The whole process had an emboldening effect on Dinsmore, too, with a reunion with Neider firmly on the cards – with a little help from some high-profile fans. "Mondo Generator were playing at the bar where I work in Santa Cruz," says Dinsmore. "I was talking to Nick about Bl’ast. I said, ‘Well, it’s weird that you mention it, but there’s a possibility of some live shows.’ He asked me who was playing bass. ‘Fuck, dude, you should do it!’ I said. He was like. ‘Are you serious? Here’s my number.’ Then he played that night, and completely kicked ass, and I’m looking at Hoss the drummer, just killing it, too. And I thought, ‘Wow, this could work.’ It sucks when bands can’t have all their original members, but with a couple of heavy hitters like that, it’s not going to make too much of a difference."
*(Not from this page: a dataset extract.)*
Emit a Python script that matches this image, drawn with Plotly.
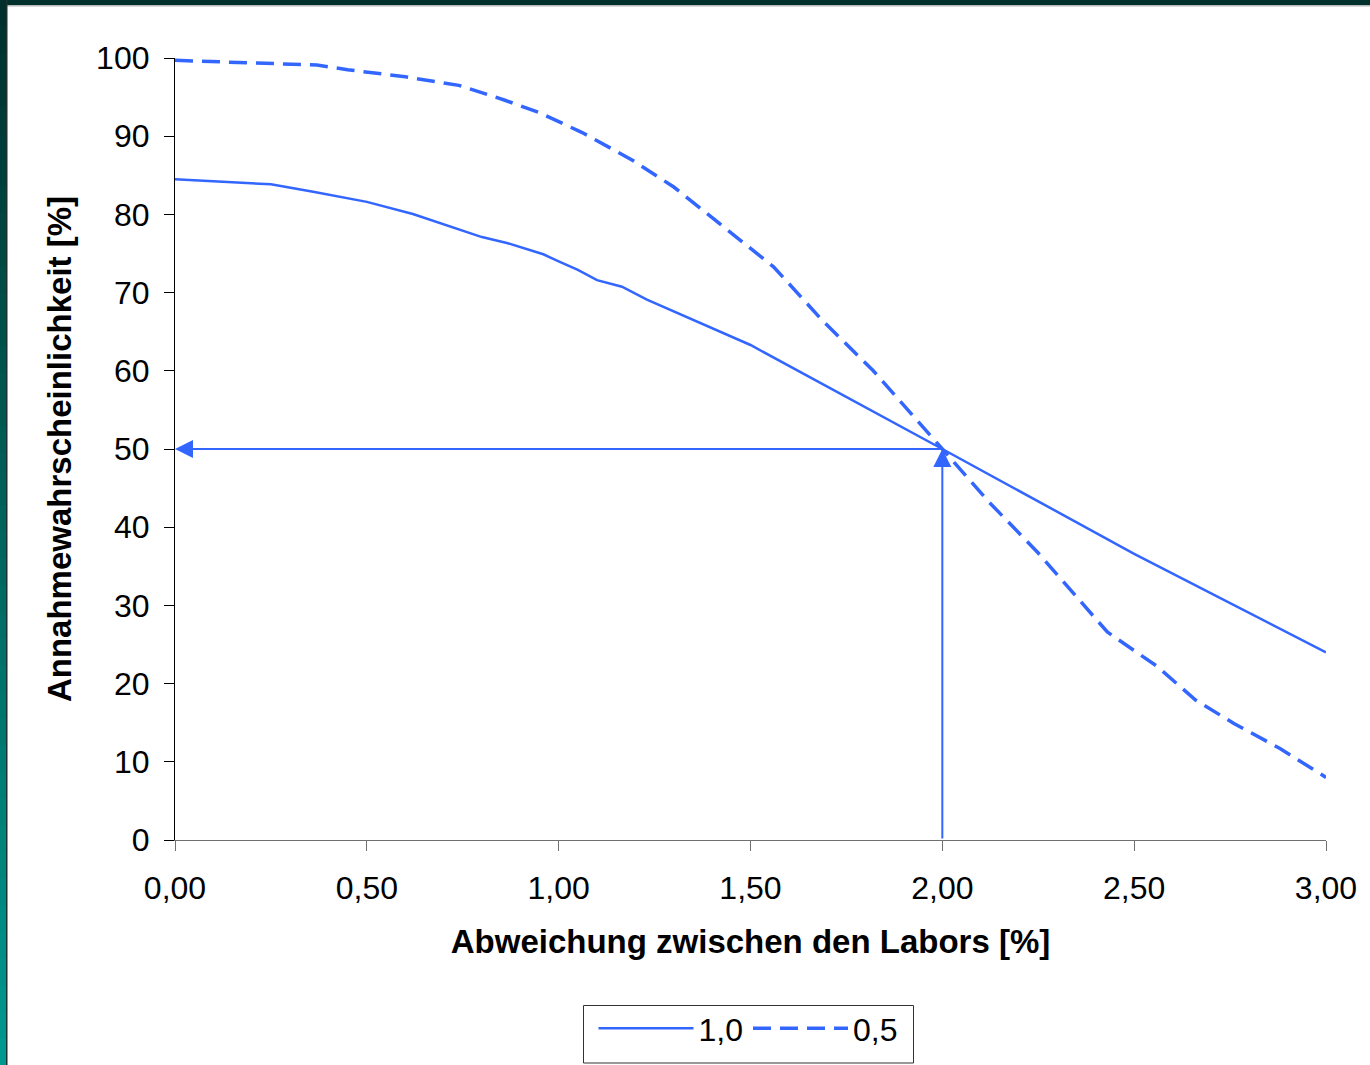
import plotly.graph_objects as go

# ---------------- data ----------------
x_solid = [0.0, 0.25, 0.36, 0.50, 0.62, 0.735, 0.80, 0.865, 0.96, 1.00, 1.05, 1.10, 1.165, 1.23, 1.50, 2.00, 2.50, 3.00]
y_solid = [84.5, 83.85, 82.9, 81.6, 80.05, 78.2, 77.1, 76.35, 74.9, 74.0, 72.9, 71.6, 70.75, 69.1, 63.3, 50.0, 36.6, 24.0]

x_dash = [0.0, 0.25, 0.37, 0.45, 0.60, 0.74, 0.86, 0.95, 1.06, 1.19, 1.30, 1.43, 1.56, 1.69, 1.82, 2.00, 2.12, 2.25, 2.37, 2.43, 2.56, 2.66, 2.76, 2.88, 3.00]
y_dash = [99.7, 99.3, 99.1, 98.5, 97.6, 96.5, 94.6, 93.0, 90.5, 87.0, 83.5, 78.4, 73.3, 66.3, 60.0, 50.0, 43.3, 36.7, 30.0, 26.6, 22.2, 17.9, 14.9, 11.7, 8.0]

series_names = ["1,0", "0,5"]
x_ticks = [0.0, 0.5, 1.0, 1.5, 2.0, 2.5, 3.0]
x_ticklabels = ["0,00", "0,50", "1,00", "1,50", "2,00", "2,50", "3,00"]
y_ticks = [0, 10, 20, 30, 40, 50, 60, 70, 80, 90, 100]
marker_x = 2.0
marker_y = 50

# ---------------- layout geometry ----------------
W, H = 1370, 1065
ML, MR, MT, MB = 175, 44, 58, 225
PW, PH = W - ML - MR, H - MT - MB

def px(x):
    return (x - ML) / PW

def py(y):
    return (H - MB - y) / PH

BLUE = "#3366FF"
FONT = "Arial, 'Liberation Sans', sans-serif"
FS = 32
FST = 33

fig = go.Figure()
fig.add_trace(go.Scatter(x=x_solid, y=y_solid, mode="lines", name=series_names[0],
                         line=dict(color=BLUE, width=2.5), cliponaxis=False))
fig.add_trace(go.Scatter(x=x_dash, y=y_dash, mode="lines", name=series_names[1],
                         line=dict(color=BLUE, width=3.5, dash="18px,9px"), cliponaxis=False))

# arrows
fig.add_annotation(x=0, y=marker_y, ax=marker_x, ay=marker_y, xref="x", yref="y", axref="x", ayref="y",
                   text="", showarrow=True, arrowhead=2, arrowsize=1.8, arrowwidth=2, arrowcolor=BLUE)
fig.add_annotation(x=marker_x, y=marker_y, ax=marker_x, ay=0, xref="x", yref="y", axref="x", ayref="y",
                   text="", showarrow=True, arrowhead=2, arrowsize=1.8, arrowwidth=2, arrowcolor=BLUE)

shapes = []
# top dark band
shapes.append(dict(type="rect", xref="paper", yref="paper", x0=px(0), x1=px(W), y0=py(0), y1=py(5),
                   fillcolor="#00302B", line=dict(width=0), layer="above"))
shapes.append(dict(type="rect", xref="paper", yref="paper", x0=px(6), x1=px(W), y0=py(5), y1=py(6.5),
                   fillcolor="#B8B8B8", line=dict(width=0), layer="above"))
# left gradient band
n = 40
c0 = (0x00, 0x30, 0x2B)
c1 = (0x00, 0x98, 0x8F)
for i in range(n):
    t = i / (n - 1)
    c = tuple(int(round(a + (b - a) * t)) for a, b in zip(c0, c1))
    y0 = H * i / n
    y1 = H * (i + 1) / n + 1
    shapes.append(dict(type="rect", xref="paper", yref="paper", x0=px(0), x1=px(6), y0=py(y0), y1=py(y1),
                       fillcolor="rgb(%d,%d,%d)" % c, line=dict(width=0), layer="above"))
shapes.append(dict(type="rect", xref="paper", yref="paper", x0=px(6), x1=px(7.5), y0=py(0), y1=py(H),
                   fillcolor="#1F3030", line=dict(width=0), layer="above"))
# legend frame
shapes.append(dict(type="rect", xref="paper", yref="paper", x0=px(583.5), x1=px(913.5), y0=py(1005.5), y1=py(1063),
                   fillcolor="rgba(0,0,0,0)", line=dict(color="#333333", width=1), layer="below"))

fig.update_layout(
    width=W, height=H,
    margin=dict(l=ML, r=MR, t=MT, b=MB, pad=0, autoexpand=False),
    paper_bgcolor="white", plot_bgcolor="white",
    font=dict(family=FONT, size=FS, color="black"),
    shapes=shapes,
    showlegend=True,
    legend=dict(orientation="h", x=px(748), xanchor="center", y=py(1001), yanchor="top",
                borderwidth=0, bgcolor="rgba(0,0,0,0)",
                font=dict(size=FS), itemwidth=95, tracegroupgap=0),
    xaxis=dict(range=[0, 3], tickvals=x_ticks, ticktext=x_ticklabels, showgrid=False, zeroline=False,
               showline=True, linecolor="#707070", linewidth=1.2, ticks="outside", ticklen=10,
               tickcolor="#707070", ticklabelstandoff=9, automargin=False,
               title=dict(text="Abweichung zwischen den Labors [%]", font=dict(size=FST, weight="bold"),
                          standoff=25)),
    yaxis=dict(range=[0, 100], tickvals=y_ticks, showgrid=False, zeroline=False,
               showline=True, linecolor="black", linewidth=1.2, ticks="outside", ticklen=10,
               tickcolor="black", ticklabelstandoff=8, automargin=False,
               title=dict(text="Annahmewahrscheinlichkeit [%]", font=dict(size=FST, weight="bold"),
                          standoff=14)),
)

fig.write_html("out.html")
Like the luxury of being able to go back and remix a recording from a quarter of century ago, reuniting the band has given Dinsmore the chance to address a huge missed opportunity from his youth – namely a European tour that never happened. "We had a whole month booked, between Power Of Expression and It’s In My Blood," says Dinsmore. "A couple of the guys in the band didn’t take it too seriously. But I was saying, ‘This stuff is booked. It’s happening. Is everyone ready? Do you have your passports?’ Then they got cold feet, and that was the basis of an early break-up. We didn’t break up officially, but we didn’t speak for a month or two.

"Given the momentum we had at that time, it would have been an awesome experience. It’s just blew my mind that people didn’t just think, ‘Fuck yeah, Let’s go!’ It was such a bummer."

He pauses, the darkness in his voice subsiding. "That’s just why it feels like we’re way overdue to get out again … and get over there. Things are starting to fire up again!"